The ending is really annoying, though. We see Sira reunitedwith Marcus Logan, a British spy with whom she’d become involved in Tetouan and then (as you do) just happened to bump into whilst she was on her secret mission to Lisbon.  After they’d dramatically got off the train together to escape the agents of the Spanish double agent who’s working for both the British and the Nazis (I did say it was all a bit James Bond), and it’d turned out that he knew her long-lost dad (yes, OK, it did get a bit far-fetched), but we don’t actually find out what happens to them after the war – we’re told that it’s all a mystery.  Sorry, but that’s a rather silly way to end a book!

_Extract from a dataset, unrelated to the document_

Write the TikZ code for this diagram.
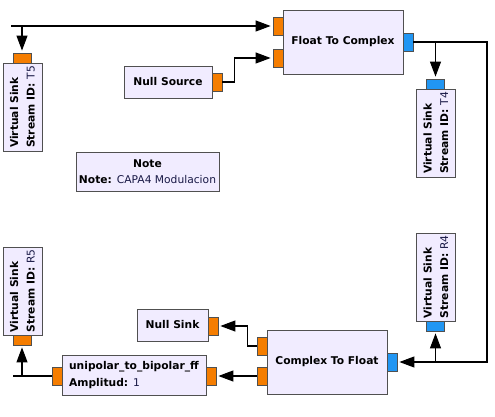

But, apart from the ending, and the fact that some of the spy adventure stuff is a bit bonkers for a book that isn’t actually a spy story, it’s very entertaining, and very interesting. It really is easy to think of Spain and Portugal as having been outside the mainstream of European history for much of the twentieth century, and maybe even the second half of the nineteenth century too.  They weren’t.  And Tetouan – I love Morocco, but I knew nothing about Tetouan before reading this book, but what a fascinating place it sounds!  And, come on, Sky Arts, give us some more Spanish drama!